The Times has reported this week that Giscard, 87, is selling his family’s silver, porcelain, works of art and other heirlooms — including an 18th-century marble statue by Pierre Julien — to raise funds for a museum that he intends to open in his own honour.

The looming sale is also said to include various items of memorabilia from his time in office as President of France.

The fire sale has become necessary on account of Giscard’s failure to sell a stately home he owns — for $3 million — in order to renovate another château he acquired some years ago to turn that, too, into a monument to himself.

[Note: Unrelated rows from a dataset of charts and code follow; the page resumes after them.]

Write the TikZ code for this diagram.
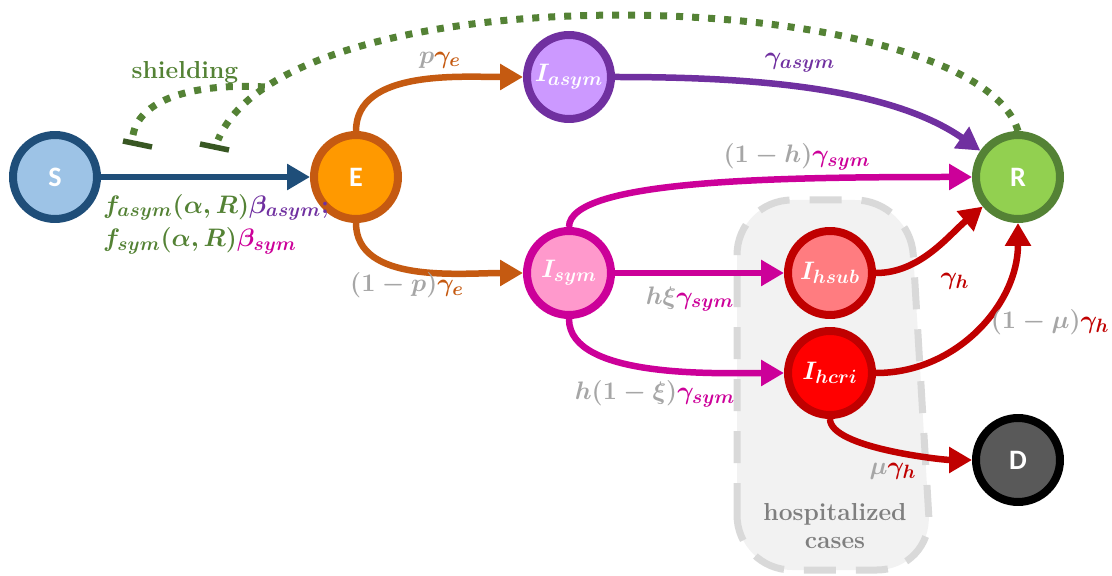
\documentclass[tikz,border=0pt]{standalone}
\usepackage{fontspec}
\setsansfont{Carlito}
\usepackage{amsmath,amssymb}
\usetikzlibrary{arrows.meta,positioning,calc}

\definecolor{sblue}{HTML}{9DC3E6}
\definecolor{sdark}{HTML}{1F4E79}
\definecolor{eorange}{HTML}{FF9900}
\definecolor{edark}{HTML}{C55A11}
\definecolor{alav}{HTML}{CC99FF}
\definecolor{apurple}{HTML}{7030A0}
\definecolor{ypink}{HTML}{FF99CC}
\definecolor{ymag}{HTML}{CC0099}
\definecolor{rgreen}{HTML}{92D050}
\definecolor{rdark}{HTML}{548235}
\definecolor{hsubred}{HTML}{FF7C80}
\definecolor{hcrired}{HTML}{FF0000}
\definecolor{hdark}{HTML}{C00000}
\definecolor{dgray}{HTML}{595959}
\definecolor{lgray}{HTML}{A6A6A6}
\definecolor{tgray}{HTML}{7F7F7F}
\definecolor{regfill}{HTML}{F2F2F2}
\definecolor{regline}{HTML}{D9D9D9}
\definecolor{bargreen}{HTML}{385723}

\begin{document}
\begin{tikzpicture}[
    x=0.02cm, y=0.02cm,
    comp/.style={circle, draw, line width=0.16cm, minimum size=1.68cm, inner sep=0pt, text=white, font=\fontsize{16}{19}\selectfont\sffamily\bfseries},
    compm/.style={comp, font=\fontsize{15}{18}\selectfont\boldmath},
    arr/.style={-{Triangle[length=0.46cm,width=0.5cm]}, line width=0.13cm},
    rate/.style={font=\fontsize{15}{19}\selectfont\boldmath, inner sep=1pt},
    region/.style={draw=regline, fill=regfill, line width=0.14cm, dash pattern=on 0.64cm off 0.4cm, rounded corners=1.1cm},
    shield/.style={draw=rdark, line width=0.14cm, dash pattern=on 0.14cm off 0.18cm},
    tbar/.style={draw=bargreen, line width=0.11cm},
]
\useasboundingbox (0,0) rectangle (1112,575);

% Hospitalized cases
\draw[region] (737,5) -- (737,375) -- (910,375) -- (932,5) -- cycle;
\node[font=\fontsize{14}{16}\selectfont\bfseries, text=tgray, align=center] (hosp) at (835,49) {hospitalized\\cases};

% Compartments
\node[comp, fill=sblue, draw=sdark] (S) at (55,398) {S};
\node[comp, fill=eorange, draw=edark] (E) at (356,398) {E};
\node[compm, fill=alav, draw=apurple] (Iasym) at (569,498) {$I_{asym}$};
\node[compm, fill=ypink, draw=ymag] (Isym) at (569,302) {$I_{sym}$};
\node[comp, fill=rgreen, draw=rdark] (R) at (1018,398) {R};
\node[compm, fill=hsubred, draw=hdark] (Ihsub) at (830,302) {$I_{hsub}$};
\node[compm, fill=hcrired, draw=hdark] (Ihcri) at (830,202) {$I_{hcri}$};
\node[comp, fill=dgray, draw=black] (D) at (1018,115) {D};

% Flows
\draw[arr, sdark] (S) -- (E);
\draw[arr, edark] (E) to[out=90, in=180, looseness=0.9] (Iasym);
\draw[arr, edark] (E) to[out=-90, in=180, looseness=0.9] (Isym);
\draw[arr, apurple] (Iasym) to[out=0, in=145, looseness=0.8] (R);
\draw[arr, ymag] (Isym) to[out=90, in=180, out looseness=0.3, in looseness=1.2] (R);
\draw[arr, ymag] (Isym) -- (Ihsub);
\draw[arr, ymag] (Isym) to[out=-90, in=180, looseness=0.7] (Ihcri);
\draw[arr, hdark] (Ihsub) to[out=0, in=220, looseness=0.9] (R);
\draw[arr, hdark] (Ihcri) to[out=0, in=-90, looseness=1] (R);
\draw[arr, hdark] (Ihcri) to[out=-90, in=180, out looseness=0.5, in looseness=0.5] (D);

% Rates
\node[rate, align=left, anchor=west] (fSE) at (101,351) {${\color{rdark}f_{asym}(\alpha,R)}{\color{apurple}\beta_{asym};}$\\${\color{rdark}f_{sym}(\alpha,R)}{\color{ymag}\beta_{sym}}$};
\node[rate] (lEA) at (440,515) {${\color{lgray}p}{\color{edark}\gamma_e}$};
\node[rate] (lEI) at (407,290) {${\color{lgray}(1-p)}{\color{edark}\gamma_e}$};
\node[rate] (lAR) at (800,512) {${\color{apurple}\gamma_{asym}}$};
\node[rate] (lSR) at (797,418) {${\color{lgray}(1-h)}{\color{ymag}\gamma_{sym}}$};
\node[rate] (lSH) at (690,276) {${\color{lgray}h\xi}{\color{ymag}\gamma_{sym}}$};
\node[rate] (lSC) at (655,181) {${\color{lgray}h(1-\xi)}{\color{ymag}\gamma_{sym}}$};
\node[rate] (lHR) at (955,294) {${\color{hdark}\gamma_h}$};
\node[rate] (lCR) at (1050,253) {${\color{lgray}(1-\mu)}{\color{hdark}\gamma_h}$};
\node[rate] (lCD) at (893,104) {${\color{lgray}\mu}{\color{hdark}\gamma_h}$};

% Shielding
\coordinate (shA) at (133,440);
\coordinate (shB) at (218,435);
\draw[shield] (R.north) .. controls (975,590) and (290,610) .. (shB);
\draw[shield] (shA) .. controls (140,478) and (200,492) .. (265,488);
\draw[tbar] (123,434) -- (152,428);
\draw[tbar] (200,431) -- (229,425);
\node[font=\fontsize{14}{16}\selectfont\bfseries, text=rdark] (shlbl) at (185,503) {shielding};
\end{tikzpicture}
\end{document}
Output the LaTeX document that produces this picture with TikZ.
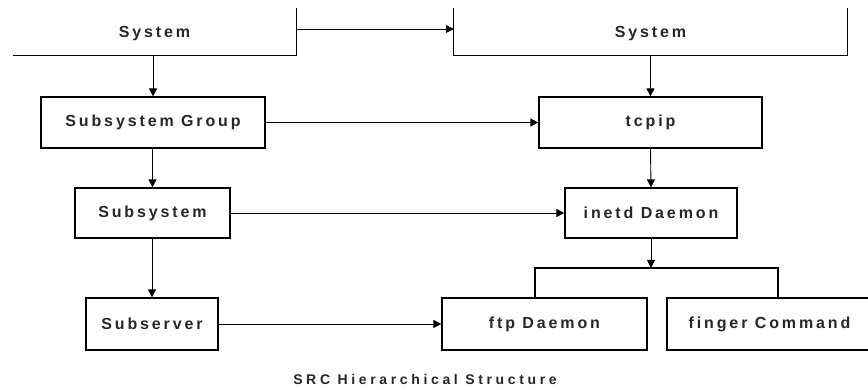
\documentclass[tikz,border=0pt]{standalone}
\usepackage{fontspec}
\setmainfont{Liberation Sans}[LetterSpace=18]
\newfontfamily\capfont{Liberation Sans}[LetterSpace=26]
\usetikzlibrary{arrows.meta}

\tikzset{
  box/.style={draw,line width=1.3pt,inner sep=0pt,font=\bfseries\fontsize{16}{18}\selectfont,text=black!85},
  frame/.style={inner sep=0pt},
  lbl/.style={font=\bfseries\fontsize{16}{18}\selectfont,text=black!85},
  conn/.style={line width=0.9pt,-{Triangle[length=8pt,width=8pt]}},
  edge/.style={line width=1.3pt}
}

\begin{document}
\begin{tikzpicture}[x=1pt,y=-1pt]
  \useasboundingbox (0,0) rectangle (868,390);

  % the two System boxes run off the top of the page
  \node[frame,minimum width=283pt,minimum height=47pt] (sysL) at (154.5,31.5) {};
  \node[frame,minimum width=393pt,minimum height=47pt] (sysR) at (650.5,31.5) {};
  \draw[edge] (sysL.south west) -- (sysL.south east) -- (sysL.north east);
  \draw[edge] (sysR.north west) -- (sysR.south west) -- (sysR.south east) -- (sysR.north east);
  \node[lbl] (sysLtxt) at (154.5,34) {System};
  \node[lbl] (sysRtxt) at (650.5,34) {System};

  \node[box,minimum width=224pt,minimum height=51pt] (grp) at (153,122.5) {Subsystem Group};
  \node[box,minimum width=223pt,minimum height=51pt] (tcp) at (650.5,122.5) {tcpip};
  \node[box,minimum width=155pt,minimum height=50pt] (subsys) at (152.5,213) {Subsystem};
  \node[box,minimum width=172pt,minimum height=50pt] (inetd) at (651,213) {inetd Daemon};
  \node[box,minimum width=132pt,minimum height=52pt] (subsrv) at (152,324) {Subserver};
  \node[box,minimum width=205pt,minimum height=52pt] (ftp) at (544.5,324) {ftp Daemon};
  \node[box,minimum width=205pt,minimum height=52pt] (finger) at (769.5,324) {finger Command};

  \coordinate (fork) at (651,268);
  \coordinate (forkL) at (535,268);
  \coordinate (forkR) at (778,268);

  \draw[conn] (sysL.east |- 0,29) -- (sysR.west |- 0,29);
  \draw[conn] (grp.north |- sysL.south) -- (grp.north);
  \draw[conn] (tcp.north |- sysR.south) -- (tcp.north);
  \draw[conn] (grp.east) -- (tcp.west);
  \draw[conn] (subsys.north |- grp.south) -- (subsys.north);
  \draw[conn] (tcp.south) -- (inetd.north);
  \draw[conn] (subsys.east) -- (inetd.west);
  \draw[conn] (subsrv.north |- subsys.south) -- (subsrv.north);
  \draw[conn] (subsrv.east) -- (ftp.west);
  \draw[conn] (inetd.south) -- (fork);
  \draw[edge] (ftp.north -| forkL) -- (forkL) -- (forkR) -- (finger.north -| forkR);

  \node[lbl,font=\capfont\bfseries\fontsize{14}{16}\selectfont] (title) at (425,379) {SRC Hierarchical Structure};
\end{tikzpicture}
\end{document}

It’s sad stuff, really, and it comes near the end of a life, and an ancestry, that seems to have been preoccupied with enhancing the publicly perceived importance of himself and his family.

Giscard’s father — clearly a craven to aristocratic aspiration — convinced government officials in 1922 that his family was in fact descended from nobility, claiming an obscure link to the aristocratic d’Estaing family; his family has been styled Giscard d’Estaing ever since.

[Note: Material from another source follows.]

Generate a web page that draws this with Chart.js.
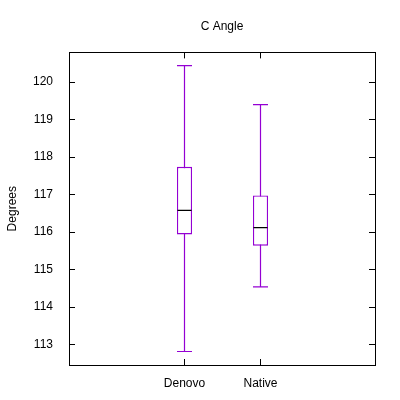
<!DOCTYPE html>
<html>
<head>
<meta charset="utf-8">
<script src="https://cdn.jsdelivr.net/npm/chart.js@4"></script>
<style>
  body { margin: 0; background: #fff; }
</style>
</head>
<body>
<canvas id="chart" width="400" height="400"></canvas>
<script>
// box plot data
const categories = ['Denovo', 'Native'];
const positions = [1, 2];
const mins = [112.81, 114.53];
const q1s = [115.93, 115.63];
const medians = [116.57, 116.11];
const q3s = [117.73, 116.97];
const maxs = [120.43, 119.39];
const yTicks = [113, 114, 115, 116, 117, 118, 119, 120];

const purple = '#9400d3';
const font = { family: 'Liberation Sans, Arial, sans-serif', size: 12 };

// frame + inward ticks on all four sides, like gnuplot
const frame = {
    id: 'frame',
    afterLayout(chart){
        // center the title over the plot box, not the canvas
        let t = chart.titleBlock;
        t.left = chart.chartArea.left;
        t.right = chart.chartArea.right;
    },
    afterDraw(chart){
        let ctx = chart.ctx, a = chart.chartArea;
        let x = chart.scales.x, y = chart.scales.y;
        ctx.save();
        ctx.strokeStyle = '#000';
        ctx.lineWidth = 1;
        ctx.strokeRect(Math.round(a.left) + 0.5, Math.round(a.top) + 0.5,
            Math.round(a.right - a.left), Math.round(a.bottom - a.top));
        ctx.beginPath();
        y.ticks.forEach(t => {
            let py = Math.round(y.getPixelForValue(t.value)) + 0.5;
            ctx.moveTo(a.left, py); ctx.lineTo(a.left + 6, py);
            ctx.moveTo(a.right, py); ctx.lineTo(a.right - 6, py);
        });
        x.ticks.forEach(t => {
            let px = Math.floor(x.getPixelForValue(t.value)) + 0.5;
            ctx.moveTo(px, a.bottom); ctx.lineTo(px, a.bottom - 6);
            ctx.moveTo(px, a.top); ctx.lineTo(px, a.top + 6);
        });
        ctx.stroke();
        ctx.restore();
    }
};

new Chart(document.getElementById('chart'), {
    type: 'bar',
    data: {
        datasets: [
            {
                type: 'scatter',
                data: positions.map((x, i) => ({ x: x, y: medians[i] })),
                pointStyle: 'line',
                radius: 7,
                borderColor: '#000',
                borderWidth: 1.2,
                order: 0
            },
            {
                type: 'scatter',
                data: positions.map((x, i) => ({ x: x, y: mins[i] }))
                    .concat(positions.map((x, i) => ({ x: x, y: maxs[i] }))),
                pointStyle: 'line',
                radius: 7.5,
                borderColor: purple,
                borderWidth: 1.2,
                order: 0
            },
            {
                data: positions.map((x, i) => ({ x: x, y: [q1s[i], q3s[i]] })),
                backgroundColor: '#fff',
                borderColor: purple,
                borderWidth: 1.3,
                borderSkipped: false,
                inflateAmount: 0,
                barThickness: 15,
                grouped: false,
                order: 1
            },
            {
                data: positions.map((x, i) => ({ x: x, y: [mins[i], maxs[i]] })),
                backgroundColor: purple,
                borderWidth: 0,
                inflateAmount: 0,
                barThickness: 1.2,
                grouped: false,
                order: 2
            }
        ]
    },
    options: {
        responsive: false,
        animation: false,
        events: [],
        layout: { padding: { left: 0, right: 25, top: 0, bottom: 0 } },
        plugins: {
            legend: { display: false },
            tooltip: { enabled: false },
            title: {
                display: true,
                text: 'C Angle',
                color: '#000',
                font: { ...font, weight: 'normal' },
                padding: { top: 19, bottom: 19 }
            }
        },
        scales: {
            x: {
                type: 'linear',
                min: -0.5197,
                max: 3.5066,
                offset: false,
                grid: { display: false, drawTicks: false },
                border: { display: false },
                afterBuildTicks: s => { s.ticks = positions.map(v => ({ value: v })); },
                afterFit: s => { s.height = 35; },
                ticks: {
                    color: '#000',
                    font: font,
                    padding: 11,
                    maxRotation: 0,
                    callback: v => categories[positions.indexOf(v)]
                }
            },
            y: {
                min: 112.45,
                max: 120.78,
                grid: { display: false, drawTicks: false },
                border: { display: false },
                afterBuildTicks: s => { s.ticks = yTicks.map(v => ({ value: v })); },
                afterFit: s => { s.width = 69; },
                title: {
                    display: true,
                    text: 'Degrees',
                    color: '#000',
                    font: font,
                    padding: { top: 5, bottom: 0 }
                },
                ticks: {
                    color: '#000',
                    font: font,
                    padding: 16
                }
            }
        }
    },
    plugins: [frame]
});
</script>
</body>
</html>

Obviously, the aristocratic inclinations of the father were inherited by the son.

VGE — as Giscard is commonly referred to in France — has been nothing if not ambitious over the years.

It is, however, a fair comment that the great shame is that his ambitions and aspirations were pursued with far more vigour than his duties of state — certainly in later years — and that rather than leave behind the legacy of a great presidency, VGE will be remembered at home and abroad as the mediocrity he was as President.

His record of plotting and scheming in elected office dates back to the 1960s, during which he was widely regarded as being responsible for driving French war hero and President Charles de Gaulle from office; de Gaulle’s replacement as President, Georges Pompidou, died suddenly in office in 1974, and Giscard was narrowly elected President.

His term in office started out well enough, but his administration soon became unpopular; mired in scandals often with himself at the centre of them, even his fellow world leaders grew tired of him — Margaret Thatcher, for one, found his constant self-aggrandisement irritating.

And — beaten by a serial loser in Francois Mitterrand in 1981 — VGE earned the dubious distinction of both being the first French President of the modern era to fail to be re-elected, and the first to be ousted by a socialist: a unique double whammy not matched until Nicolas Sarkozy lost to Francois Hollande earlier this year.

What is it with past leaders and their determination to inflate the public record of themselves? Is this a French thing, or is it politicians in general?

The question might seem obvious, until it is remembered that VGE, having failed to sell the family château to bankroll his exercises in self-promotion — a grand stately home that has been in his family for the better part of 100 years — is now busily liquidating all of the assets of value it contains, some of them virtually priceless, to pay for this latest attempted excursion into immortality.

Such is the ridicule VGE has attracted over the years that he is largely regarded as a simple figure of fun by his countryfolk; indeed, a putative attempt to regain the presidency in 1995 died a quiet death when it was realised he was so unpopular he would struggle to attract double-digit support in the first round of France’s two-stage election process.

And these latest activities to build monuments to himself are merely the latest in a long, long line of adventures that have attracted negative publicity; one of the most notorious of these episodes involved the publication in 2009 of a novel entitled The Princess And The President, in which he seemed to suggest he had had an affair with the late Princess Diana.

Stung by the public outcry, VGE was forced to publicly state that the romance contained in the novel was purely fictitious.

Everyone knows that politicians see themselves as a cut above the rest of us; the “rulers and the ruled” mentality, and VGE — with his adopted family history of aristocracy and clear delusions of grandeur — apparently seeks to prove it.

What do readers think? Should former leaders go gently and softly into the night, or is there a case for eulogising them in the way Valery Giscard d’Estaing seeks to do for himself?